On Wed 16-03-22 22:14:50, Tetsuo Handa wrote: > On 2022/03/16 20:22, Jan Kara wrote: > >> @@ -1244,7 +1244,7 @@ static int loop_clr_fd(struct loop_device *lo) > >> * <dev>/do something like mkfs/losetup -d <dev> causing the losetup -d > >> * command to fail with EBUSY. > >> */ > >> - if (atomic_read(&lo->lo_refcnt) > 1) { > >> + if (lo->lo_disk->part0->bd_openers > 1) { > > > > But bd_openers can be read safely only under disk->open_mutex. So for this > > to be safe against compiler playing nasty tricks with optimizations, we > > need to either make bd_openers atomic_t or use READ_ONCE / WRITE_ONCE when > > accessing it. > > Use of READ_ONCE() / WRITE_ONCE() are not for avoiding races but for making > sure that memory access happens only once. It is data_race() which is needed > for tolerating and annotating races. For example, data_race(lo->lo_state) is > needed when accessing lo->lo_state without lo->lo_mutex held. Well, but another effect of READ_ONCE() / WRITE_ONCE() is that it effectively forces the compiler to not store any intermediate value in bd_openers. If you have code like bdev->bd_openers++, and bd_openers has value say 1, the compiler is fully within its rights if unlocked reader sees values, 1, 0, 3, 2. It would have to be a vicious compiler but the C standard allows that and some of the optimizations compilers end up doing result in code which is not far from this (read more about KCSAN and the motivation behind it for details).

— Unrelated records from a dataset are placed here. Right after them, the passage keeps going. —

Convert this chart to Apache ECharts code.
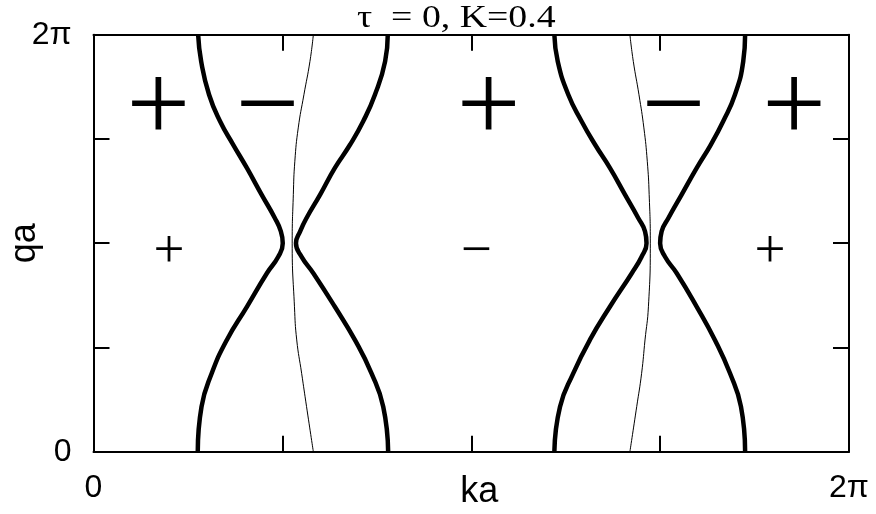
<!DOCTYPE html>
<html>
<head>
<meta charset="utf-8">
<script src="https://cdn.jsdelivr.net/npm/echarts@6/dist/echarts.min.js"></script>
<style>
	html, body { margin: 0; padding: 0; background: #fff; }
	#draw { width: 876px; height: 514px; }
</style>
</head>
<body>
<div id="draw"></div>
<script>
	// all values in units of pi
	const titleText = 'τ  = 0, K=0.4';
	const xTickLabels = { 0: '0', 2: '2π' };
	const yTickLabels = { 0: '0', 2: '2π' };

	// qa levels for the thick curves (top to bottom)
	const qaThick = [2.0, 1.872, 1.712, 1.585, 1.472, 1.361, 1.233, 1.121, 1.057, 1.0, 0.935, 0.856, 0.695, 0.536, 0.376, 0.216, 0];
	const kaLeftOuter = [0.277, 0.285, 0.306, 0.335, 0.370, 0.406, 0.445, 0.480, 0.496, 0.501, 0.489, 0.459, 0.406, 0.353, 0.313, 0.286, 0.276];
	const kaLeftInner = [0.779, 0.772, 0.745, 0.714, 0.679, 0.639, 0.600, 0.564, 0.547, 0.536, 0.551, 0.582, 0.639, 0.692, 0.736, 0.767, 0.780];
	const kaRightInner = [1.220, 1.229, 1.257, 1.292, 1.328, 1.367, 1.407, 1.442, 1.460, 1.464, 1.451, 1.425, 1.367, 1.314, 1.270, 1.235, 1.220];
	const kaRightOuter = [1.725, 1.720, 1.698, 1.667, 1.634, 1.597, 1.557, 1.522, 1.504, 1.500, 1.513, 1.544, 1.597, 1.645, 1.685, 1.714, 1.725];

	// thin curves
	const qaThin = [2.0, 1.872, 1.712, 1.553, 1.393, 1.233, 1.0, 0.695, 0.536, 0.376, 0.216, 0];
	const kaThinLeft = [0.582, 0.573, 0.557, 0.542, 0.533, 0.529, 0.526, 0.532, 0.538, 0.551, 0.564, 0.582];
	const kaThinRight = [1.420, 1.429, 1.444, 1.457, 1.466, 1.471, 1.474, 1.469, 1.460, 1.451, 1.438, 1.420];

	// sign labels
	const bigSignKa = [0.172, 0.461, 1.046, 1.536, 1.855];
	const bigSignQa = [1.670, 1.670, 1.670, 1.670, 1.670];
	const bigSignText = ['+', '−', '+', '−', '+'];
	const smallSignKa = [0.200, 1.013, 1.791];
	const smallSignQa = [0.98, 0.98, 0.98];
	const smallSignText = ['+', '−', '+'];

	function pairs(ka, qa) {
		return ka.map(function(k, i) { return [k, qa[i]]; });
	}

	function curve(ka, qa, width) {
		return {
			type: 'line',
			data: pairs(ka, qa),
			showSymbol: false,
			smooth: 0.5,
			clip: true,
			lineStyle: { color: '#000', width: width }
		};
	}

	function signs(ka, qa, text, size, dy) {
		return {
			type: 'scatter',
			data: pairs(ka, qa),
			symbolSize: 1,
			itemStyle: { color: 'transparent', opacity: 1 },
			label: {
				show: true,
				position: 'inside',
				offset: [0, dy], // glyph centre sits above the text box centre
				formatter: function(p) { return text[p.dataIndex]; },
				color: '#000',
				opacity: 1,
				fontFamily: 'Liberation Serif',
				fontSize: size,
				lineHeight: size
			}
		};
	}

	const axisCommon = {
		type: 'value',
		min: 0,
		max: 2,
		interval: 0.5,
		axisLine: { show: true, onZero: false, lineStyle: { color: '#000', width: 2 } },
		axisTick: { show: true, inside: true, length: 16, lineStyle: { color: '#000', width: 2 } },
		splitLine: { show: false }
	};

	let myChart = echarts.init(document.getElementById('draw'));
	myChart.setOption({
		animation: false,
		backgroundColor: '#fff',
		grid: {
			left: 93.5,
			right: 27,
			top: 34.7,
			bottom: 62.3,
			containLabel: false,
			outerBoundsMode: 'none'
		},
		graphic: [{
			type: 'text',
			x: 357,
			y: 3,
			scaleX: 1.22,
			style: {
				text: titleText,
				font: '31px "Liberation Serif"',
				fill: '#000',
				verticalAlign: 'top'
			}
		}],
		xAxis: [
			Object.assign({}, axisCommon, {
				position: 'bottom',
				name: 'ka',
				nameLocation: 'middle',
				nameGap: 22,
				nameMoveOverlap: false,
				nameTextStyle: { color: '#000', fontFamily: 'Liberation Sans', fontSize: 36, verticalAlign: 'top', padding: [0, 0, 0, 16] },
				axisLabel: {
					color: '#000',
					fontFamily: 'Liberation Sans',
					fontSize: 32,
					margin: 20,
					formatter: function(v) { return xTickLabels[v] || ''; }
				}
			}),
			Object.assign({}, axisCommon, {
				position: 'top',
				axisLabel: { show: false }
			})
		],
		yAxis: [
			Object.assign({}, axisCommon, {
				position: 'left',
				name: 'qa',
				nameLocation: 'middle',
				nameGap: 50,
				nameMoveOverlap: false,
				nameTextStyle: { color: '#000', fontFamily: 'Liberation Sans', fontSize: 36 },
				axisLabel: {
					color: '#000',
					fontFamily: 'Liberation Sans',
					fontSize: 32,
					margin: 22,
					formatter: function(v) { return yTickLabels[v] || ''; }
				}
			}),
			Object.assign({}, axisCommon, {
				position: 'right',
				axisLabel: { show: false }
			})
		],
		series: [
			curve(kaLeftOuter, qaThick, 4.5),
			curve(kaLeftInner, qaThick, 4.5),
			curve(kaRightInner, qaThick, 4.5),
			curve(kaRightOuter, qaThick, 4.5),
			curve(kaThinLeft, qaThin, 1),
			curve(kaThinRight, qaThin, 1),
			signs(bigSignKa, bigSignQa, bigSignText, 113, 8),
			signs(smallSignKa, smallSignQa, smallSignText, 55, 5)
		]
	});
</script>
</body>
</html>
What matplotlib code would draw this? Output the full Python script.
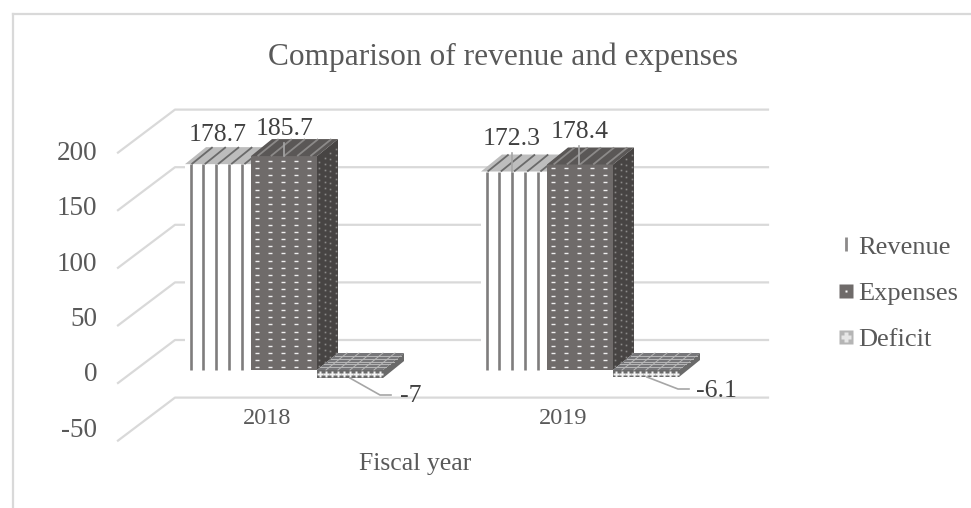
import numpy as np
import matplotlib
matplotlib.use('Agg')
import matplotlib.pyplot as plt
from matplotlib.lines import Line2D
from matplotlib.patches import Polygon, Rectangle
from matplotlib.legend_handler import HandlerTuple

plt.rcParams['font.family'] = ['Liberation Serif', 'DejaVu Serif']

years = ['2018', '2019']
series = ['Revenue', 'Expenses', 'Deficit']
revenue = [178.7, 172.3]
expenses = [185.7, 178.4]
deficit = [-7, -6.1]
y_ticks = [200, 150, 100, 50, 0, -50]

TXT = '#595959'
LBL = '#404040'
GRID = '#d9d9d9'
W, H = 971, 508

fig = plt.figure(figsize=(9.71, 5.08), dpi=100)
ax = fig.add_axes([0, 0, 1, 1])
# 1 category = 296 px, 1 unit of value = 1.152 px, zero of the bars at pixel row 370
PX = 1 / 296
PY = 1 / 1.152
ax.set_xlim(-284 * PX, (W - 284) * PX)
ax.set_ylim(-(H - 370) * PY, 370 * PY)
ax.axis('off')

BAR_W = 66 * PX
DX, DY = 21 * PX, 17 * PY


def box(x0, v0, v1, front, top, side, z=3):
    # pseudo 3d column, v1 is the upper edge
    x1 = x0 + BAR_W
    ax.add_patch(Rectangle((x0, v0), BAR_W, v1 - v0, fc=front, ec='none', zorder=z))
    ax.add_patch(Polygon([(x0, v1), (x0 + DX, v1 + DY), (x1 + DX, v1 + DY), (x1, v1)],
                         fc=top, ec='none', zorder=z))
    ax.add_patch(Polygon([(x1, v0), (x1 + DX, v0 + DY), (x1 + DX, v1 + DY), (x1, v1)],
                         fc=side, ec='none', zorder=z))


def top_stripes(x0, v, color, n, z=3.1):
    xs = x0 + (np.arange(n) + 0.5) * BAR_W / n
    for x in xs:
        ax.plot([x, x + DX], [v, v + DY], color=color, lw=1.3, zorder=z, solid_capstyle='butt')


# frame
ax.plot([(13 - 284) * PX] * 2, [-(H - 370) * PY, (370 - 14) * PY], color=GRID, lw=1.6)
ax.plot([(13 - 284) * PX, (W - 284) * PX], [(370 - 14) * PY] * 2, color=GRID, lw=1.6)

# walls
for v in y_ticks:
    back = v + (370 - 340) * PY
    front = v + (370 - 383) * PY
    xl = (118 - 284) * PX
    xk = (175 - 284) * PX
    xr = (768 - 284) * PX
    ax.plot([xl, xk, xr], [front, back, back], color=GRID, lw=1.6, zorder=1)
    ax.text((97 - 284) * PX, v * 0.962 - 4.3, str(v), ha='right', va='center',
            fontsize=19.5, color=TXT)

for i, year in enumerate(years):
    # revenue
    x0 = i - 1.5 * BAR_W
    box(x0, 0, revenue[i], 'white', '#bdbdbd', '#bdbdbd', z=3)
    for k in range(5):
        ax.plot([x0 + (5.5 + 12.8 * k) * PX] * 2, [0, revenue[i]], color='#7f7d7d', lw=1.9,
                zorder=3.1, solid_capstyle='butt')
    top_stripes(x0, revenue[i], '#6a6a6a', 5)

    # expenses
    x1 = i - 0.5 * BAR_W
    box(x1, 0, expenses[i], '#6f6b6a', '#5a5756', '#474443', z=4)
    top_stripes(x1, expenses[i], '#8c8a89', 5, z=4.1)
    cols = x1 + (6 + np.arange(5) * 12.9) * PX
    rows = np.arange(3 * PY, expenses[i] - 2 * PY, 7.1 * PY)
    xx, yy = np.meshgrid(cols, rows)
    ax.plot(xx.ravel(), yy.ravel(), ls='', marker='_', ms=2.3, mew=1.0, color='#efefef', zorder=4.2)
    # dots on the side
    t = np.linspace(0.1, 0.9, 4)
    rows2 = np.arange(2 * PY, expenses[i] - 2 * PY, 6 * PY)
    for f in t:
        ax.plot(x1 + BAR_W + f * DX + 0 * rows2, rows2 + f * DY, ls='', marker='s', ms=1.2,
                mfc='#8c8a89', mec='none', zorder=4.2)

    # deficit
    x2 = i + 0.5 * BAR_W
    box(x2, deficit[i], 0, '#6a6a6a', '#77777a', '#6a6a6a', z=5)
    cols3 = x2 + (np.arange(11) + 0.5) * BAR_W / 11
    ax.plot(cols3, [deficit[i] / 2] * 11, ls='', marker='P', ms=4.6, mfc='#f4f4f4', mec='none',
            zorder=5.1)
    for f in np.linspace(0.15, 0.85, 5):
        ax.plot([x2 + f * DX, x2 + BAR_W + f * DX], [f * DY, f * DY], color='#b8b8b8', lw=0.7, zorder=5.1)
    for c in cols3[1::2]:
        ax.plot([c, c + DX], [0, DY], color='#b8b8b8', lw=0.7, zorder=5.1)

    ax.text(i - 17 * PX, (370 - 418) * PY, year, ha='center', va='center', fontsize=17.5, color=TXT)

# data labels
ax.text(-66 * PX, revenue[0] + 29 * PY, '178.7', ha='center', va='center', fontsize=18.5, color=LBL, zorder=7)
ax.text(0.5 * PX, expenses[0] + 27 * PY, '185.7', ha='center', va='center', fontsize=18.5, color=LBL, zorder=7)
ax.text(1 - 68 * PX, revenue[1] + 33 * PY, '172.3', ha='center', va='center', fontsize=18.5, color=LBL, zorder=7)
ax.text(1, expenses[1] + 32 * PY, '178.4', ha='center', va='center', fontsize=18.5, color=LBL, zorder=7)
ax.text(1 + 136.5 * PX, -21 * PY, '-6.1', ha='center', va='center', fontsize=18.5, color=LBL, zorder=7)
ax.text(127 * PX, -26 * PY, '-7', ha='center', va='center', fontsize=18.5, color=LBL, zorder=7)

# leader lines
ax.plot([0, 0], [expenses[0], expenses[0] + 13 * PY], color='#a6a6a6', lw=1.2, zorder=6)
ax.plot([1 - 68 * PX] * 2, [revenue[1], revenue[1] + 19 * PY], color='#a6a6a6', lw=1.2, zorder=6)
ax.plot([1 - 1 * PX] * 2, [expenses[1], expenses[1] + 18 * PY], color='#a6a6a6', lw=1.2, zorder=6)
ax.plot([66 * PX, 96 * PX, 107 * PX], [deficit[0], -25 * PY, -25 * PY], color='#a6a6a6', lw=1.2, zorder=6)
ax.plot([1 + 67 * PX, 1 + 98 * PX, 1 + 109 * PX], [deficit[1], -19 * PY, -19 * PY], color='#a6a6a6', lw=1.2, zorder=6)

ax.text((503 - 284) * PX, (370 - 57) * PY, 'Comparison of revenue and expenses', ha='center', va='center',
        fontsize=22.6, color=TXT)
ax.text((415 - 284) * PX, (370 - 464) * PY, 'Fiscal year', ha='center', va='center', fontsize=18.5, color=TXT)

handles = [
    Line2D([], [], ls='', marker='|', ms=10, mew=2, color='#8c8a8a'),
    (Line2D([], [], ls='', marker='s', ms=10.5, color='#6f6b6a', mec='none'),
     Line2D([], [], ls='', marker='s', ms=2, color='white', mec='none')),
    (Line2D([], [], ls='', marker='s', ms=10.5, color='#b5b5b5', mec='none'),
     Line2D([], [], ls='', marker='P', ms=7, color='#e6e6e6', mec='none')),
]
ax.legend(handles, series, handler_map={tuple: HandlerTuple(ndivide=1, pad=0)}, frameon=False,
          loc='center left', bbox_to_anchor=(838 / W, 1 - 293 / H), borderaxespad=0, borderpad=0,
          fontsize=19, labelcolor=TXT, labelspacing=0.86, handlelength=0.6, handletextpad=0.15)

fig.savefig('out.png', dpi=100)
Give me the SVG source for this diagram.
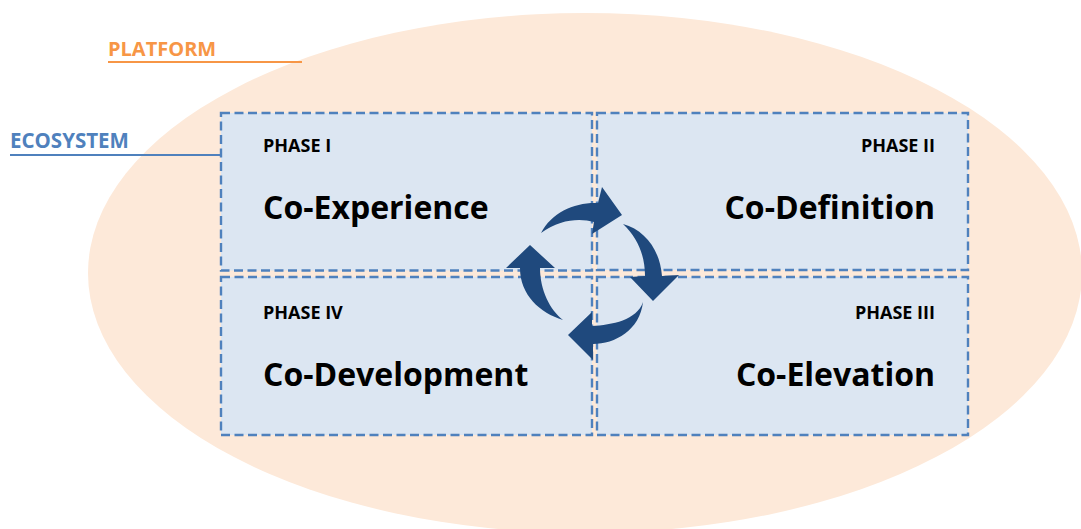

So data_race() annotation is *not* enough for unlocked bd_openers usage. > Use of atomic_t for lo->lo_disk->part0->bd_openers does not help, for > currently lo->lo_mutex is held in order to avoid races. That is, it is > disk->open_mutex which loop_clr_fd() needs to hold when accessing > lo->lo_disk->part0->bd_openers. It does help because with atomic_t, seeing any intermediate values is not possible even for unlocked readers. Honza
On Wed, Mar 16, 2022 at 03:38:55PM +0100, Jan Kara wrote: > Well, but another effect of READ_ONCE() / WRITE_ONCE() is that it > effectively forces the compiler to not store any intermediate value in > bd_openers. If you have code like bdev->bd_openers++, and bd_openers has > value say 1, the compiler is fully within its rights if unlocked reader > sees values, 1, 0, 3, 2. It would have to be a vicious compiler but the C > standard allows that and some of the optimizations compilers end up doing > result in code which is not far from this (read more about KCSAN and the > motivation behind it for details). So data_race() annotation is *not* > enough for unlocked bd_openers usage. > > > Use of atomic_t for lo->lo_disk->part0->bd_openers does not help, for > > currently lo->lo_mutex is held in order to avoid races. That is, it is > > disk->open_mutex which loop_clr_fd() needs to hold when accessing > > lo->lo_disk->part0->bd_openers. > > It does help because with atomic_t, seeing any intermediate values is not > possible even for unlocked readers. The Linux memory model guarantees atomic reads from 32-bit integers. But if it makes everyone happier I could do a READ_ONCE here.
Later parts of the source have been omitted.